Whenever we forget these basic truths about gifts, it always causes trouble in the church. Two common problems are "gift-envy" and "gift-projection." The first occurs when we compare our gifts to others, feel dissatisfied with what God gave us, and become resentful or jealous of how God uses others. The second problem happens when you expect everyone else to have your gifts, do what you're called to do, and feel as passionate about it as you do. The Bible says "There are different kinds of service in the church, but it is the same Lord we are serving."
Sometimes spiritual gifts are overemphasized to the neglect of the other factors that God uses to shape you for service. Your gifts reveal one part of God's will for your ministry, but not all of it. There's much more.

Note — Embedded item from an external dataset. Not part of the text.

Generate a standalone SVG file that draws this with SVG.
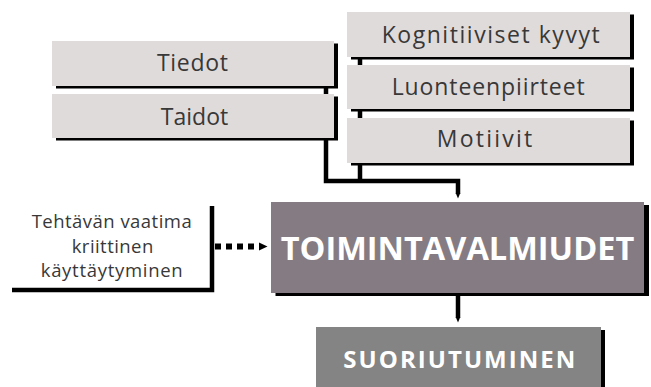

Heed your heart in serving God
Listen for inner promptings that can point to the ministry God intends for you to have. The Bible uses the term "heart" to describe the bundle of desires, hopes, interests, ambitions, dreams, and affections that you have. Your heart represents the source of all your motivations -- what you love to do and what you care about most. Even today, we still use the word in this way when we say, "I love you with all my heart."
The Bible says, "A man's heart reflects the man." What is in your heart is what you really are, not what others think you are, or what circumstances force you to be. Your heart is the real you. It determines why you say the things you do, why you feel the way you do, and why you act the way you do.
Physically, each of us has a unique heartbeat. Just as we each have unique thumbprints, eye prints, and voiceprints, our hearts beat in slightly different patterns. It's amazing that out of all the billions of people who've ever lived, no one has ever had a heartbeat exactly like yours.
In the same way, God has given each of us a unique emotional "heartbeat" that races when we think about the subjects, activities, or circumstances that interest us. We instinctively care about some things and not about others. These are clues to where you should be serving.
Another word for heart is passion. There are certain subjects that you feel deeply passionate about and others that you couldn't care less about. Some experiences turn you on and capture your attention, while others turn you off or bore you to tears. These reveal the nature of your heart.
When you were growing up you may have discovered that you were intensely interested in some subjects that no one else in your family cared about. Where did those interests come from? They came from God!
God had a purpose in giving you these inborn interests. Your emotional heartbeat is the second key to understanding your shape for service. Don't ignore your interests. Consider how they might be used for God's glory. There is a reason that you love to do these things.
Repeatedly, the Bible says to "serve the Lord with all your heart." God wants you to serve him passionately, not dutifully. People rarely excel at tasks they don't enjoy doing or feel passionate about. God wants you to use your natural interests to serve him and others.
How do you know when you are serving God from your heart? The first telltale sign is enthusiasm. When you are doing what you love to do, no one has to motivate you, or challenge you, or check up on you. You do it for the sheer enjoyment. You don't need rewards, or applause, or to be paid, because you love serving in this way. The opposite is also true: When you don't have a heart for what you're doing, you are easily discouraged.
The second characteristic of serving God from your heart is effectiveness. Whenever you do what God wired you to love to do, you get good at it. Passion drives perfection. If you don't care about a task, it is unlikely that you'll excel at it. On the other hand, the highest achievers in any field are those who do it because of passion, not duty or profit.
We've all heard people say, "I took a job I hate in order to make a lot of money, so someday I can quit and do what I love to do." That's a big mistake. Don't waste your life in a job that doesn't express your heart. Remember, the greatest things in life are not things. Meaning is far more important than money. The richest man in the world once said, "A simple life in the fear-of-God is better than a rich life with a ton of headaches."
Don't settle for achieving "the good life," because the good life is not good enough. Ultimately it doesn't satisfy. You can have a lot to live on, and still have nothing to live for. Aim instead for "the better life" - serving God in a way that expresses your heart. Figure out what you love to do - that which God gave you a heart for - and then do it for his glory!